Friday, August 05, 2005

Again the winds of change blow through my life.....

Again my sanity is being tested. Again my peace of mind has been left swaying in the breezes of change. What the hell?!?! And FUCK.
I really need to find a job that I can do that will make me the kind of money I need to take care of everything. I keep feeling like I am in the wrong place at the wrong time. Seriously. I have been experiencing what I can only describe as pauses. Where I just stop. I'm aware of everything, yet I cannot move or speak. I feel strange at the same time that this is happening. Like surreal. The only thing in my mind at those moments is that I am not doing the right thing. I am not were I am supposed to be. I don't know if it pertains to that moment or if it pertains to all my moments. It even happend on the freeway on the way home yesterday, after it happend when I left my brothers apartment. ( I was goiing down the stairs and almost fell because I froze)
So I am bombing down the freeway, all three kids in the car, and I feel that strange disembodiement again. Surreal. Pause.

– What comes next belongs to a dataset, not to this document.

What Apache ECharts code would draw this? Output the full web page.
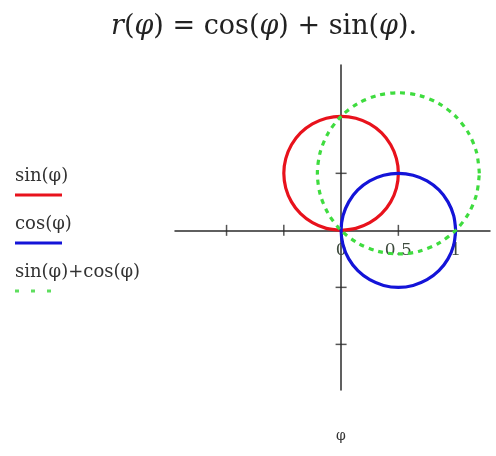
<!DOCTYPE html>
<html>
<head>
<meta charset="utf-8">
<script src="https://cdn.jsdelivr.net/npm/echarts@6/dist/echarts.min.js"></script>
<style>
	html, body { margin: 0; padding: 0; background: #fff; }
	#chart { width: 496px; height: 456px; }
</style>
</head>
<body>
<div id="chart"></div>
<script>
const sinPts = [
	[0, 0], [0.129, 0.017], [0.25, 0.067], [0.354, 0.146], [0.433, 0.25], [0.483, 0.371],
	[0.5, 0.5], [0.483, 0.629], [0.433, 0.75], [0.354, 0.854], [0.25, 0.933], [0.129, 0.983],
	[0, 1], [-0.129, 0.983], [-0.25, 0.933], [-0.354, 0.854], [-0.433, 0.75], [-0.483, 0.629],
	[-0.5, 0.5], [-0.483, 0.371], [-0.433, 0.25], [-0.354, 0.146], [-0.25, 0.067], [-0.129, 0.017],
	[0, 0],
];
const cosPts = [
	[1, 0], [0.983, 0.129], [0.933, 0.25], [0.854, 0.354], [0.75, 0.433], [0.629, 0.483],
	[0.5, 0.5], [0.371, 0.483], [0.25, 0.433], [0.146, 0.354], [0.067, 0.25], [0.017, 0.129],
	[0, 0], [0.017, -0.129], [0.067, -0.25], [0.146, -0.354], [0.25, -0.433], [0.371, -0.483],
	[0.5, -0.5], [0.629, -0.483], [0.75, -0.433], [0.854, -0.354], [0.933, -0.25], [0.983, -0.129],
	[1, 0],
];
const sumPts = [
	[1.207, 0.5], [1.183, 0.683], [1.112, 0.854], [1.0, 1.0], [0.854, 1.112], [0.683, 1.183],
	[0.5, 1.207], [0.317, 1.183], [0.146, 1.112], [0, 1.0], [-0.112, 0.854], [-0.183, 0.683],
	[-0.207, 0.5], [-0.183, 0.317], [-0.112, 0.146], [0, 0], [0.146, -0.112], [0.317, -0.183],
	[0.5, -0.207], [0.683, -0.183], [0.854, -0.112], [1.0, 0], [1.112, 0.146], [1.183, 0.317],
	[1.207, 0.5],
];
const xTicks = [-1, -0.5, 0.5, 1];
const yTicks = [-1, -0.5, 0.5, 1];
const xLabels = [0, 0.5, 1];
const seriesNames = ['sin(\u03c6)', 'cos(\u03c6)', 'sin(\u03c6)+cos(\u03c6)'];

const serif = '"DejaVu Serif", "Liberation Serif", serif';
const axisColor = '#2b2b2b';
const colorList = ['#e8121c', '#1414d8', '#3fdc3f'];

const xMin = -1.45, xMax = 1.3, yMin = -1.4, yMax = 1.45;
const gridTop = 65, gridBottom = 66;
const gridHeight = 456 - gridTop - gridBottom;
// x axis sits on y = 0, labels follow it
const xAxisOffset = -gridHeight * (0 - yMin) / (yMax - yMin);

const chart = echarts.init(document.getElementById('chart'), null, { renderer: 'canvas' });

// legend is drawn Mathcad style: name on top, line sample below
const legendItems = [];
seriesNames.forEach((name, i) => {
	const y = 167 + i * 48;
	legendItems.push({
		type: 'text',
		left: 15,
		top: y,
		style: { text: name, font: '18px ' + serif, fill: '#333' },
	});
	legendItems.push({
		type: 'line',
		shape: { x1: 15, y1: y + 28, x2: 62, y2: y + 28 },
		style: {
			stroke: i === 2 ? '#5ede5e' : colorList[i],
			lineWidth: 3,
			lineDash: i === 2 ? [4, 12] : null,
		},
	});
});

const option = {
	animation: false,
	title: {
		text: '{i|r}({i|\u03c6}) = cos({i|\u03c6}) + sin({i|\u03c6}).',
		left: 106,
		top: 8,
		textStyle: {
			fontFamily: serif,
			fontSize: 27,
			fontWeight: 'normal',
			color: '#222',
			rich: {
				i: { fontFamily: serif, fontSize: 27, fontStyle: 'italic', color: '#222' },
			},
		},
	},
	grid: { left: 175, right: 6, top: gridTop, bottom: gridBottom },
	xAxis: {
		type: 'value',
		min: xMin,
		max: xMax,
		position: 'bottom',
		offset: xAxisOffset,
		axisLine: { onZero: false, lineStyle: { color: axisColor, width: 1.5 } },
		axisTick: { show: false },
		splitLine: { show: false },
		axisLabel: {
			customValues: xLabels,
			margin: 12,
			fontFamily: serif,
			fontSize: 17,
			color: '#3d4a3d',
			formatter: (v) => String(v),
		},
	},
	yAxis: {
		type: 'value',
		min: yMin,
		max: yMax,
		axisLine: { onZero: true, lineStyle: { color: axisColor, width: 1.5 } },
		axisTick: { show: false },
		splitLine: { show: false },
		axisLabel: { show: false },
	},
	graphic: legendItems.concat([
		{
			type: 'text',
			left: 336,
			top: 429,
			style: { text: '\u03c6', font: '14px ' + serif, fill: '#333' },
		},
	]),
	series: [
		{
			name: 'ticksX',
			type: 'scatter',
			silent: true,
			symbol: 'rect',
			symbolSize: [1.5, 11],
			itemStyle: { color: axisColor },
			data: xTicks.map((v) => [v, 0]),
		},
		{
			name: 'ticksY',
			type: 'scatter',
			silent: true,
			symbol: 'rect',
			symbolSize: [11, 1.5],
			itemStyle: { color: axisColor },
			data: yTicks.map((v) => [0, v]),
		},
		{
			name: seriesNames[0],
			type: 'line',
			showSymbol: false,
			smooth: 0.3,
			lineStyle: { color: colorList[0], width: 3.2 },
			data: sinPts,
		},
		{
			name: seriesNames[1],
			type: 'line',
			showSymbol: false,
			smooth: 0.3,
			lineStyle: { color: colorList[1], width: 3.2 },
			data: cosPts,
		},
		{
			name: seriesNames[2],
			type: 'line',
			showSymbol: false,
			smooth: 0.3,
			lineStyle: { color: colorList[2], width: 3.2, type: [5, 5] },
			data: sumPts,
		},
	],
};
chart.setOption(option);
</script>
</body>
</html>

It comes with a strange tinging in my spine and stomach. A weird, lightness on the back of my neck. And I know. I am in the wrong moment.
But I don't know were else I should be. Or what I should be doing. Or were I should go to find out. I have tried praying, talking to god. Meditating. Dream interpretation. Talking to myself. Writing it out on paper. I still don't know.
I just know its not right. What I am doing now. Where I am now.
And now the house is up for grabs again and I don't know what I am going to do or where I am going to go. All of the people I have helped are unavailable.
They have there own lives and there own worries. I guess I did a great job.
But at what cost to my children and myself.
I really don't want to live in my car, or under a bridge. I am getting scared that that is going to be my only option. I can't live with T and D. There place is just to small. And they promised themselves they weren't going to let anyone live with them. I can't live with Derek. His truck just won't hold me and my kids. And I refuse to live with his mom. That wouldn't be fair to her.
I can't live with my brother. Our mom already lives there. I can't live with my parents and wouldn't ever. I can't live with K and G their place is smaller then T and D's. I can't live with Jaimie, she is in public housing and would get evicted. I can't live in a hotel. I can't afford that. I need to pull a great job out of my ass. I need to pull affordable housing out of my ass. Hell I need to pull a different life out of my ass. This is depressing me when I already feel ill.
God I hate it when I get whiney. I need to go get some fucking cheese.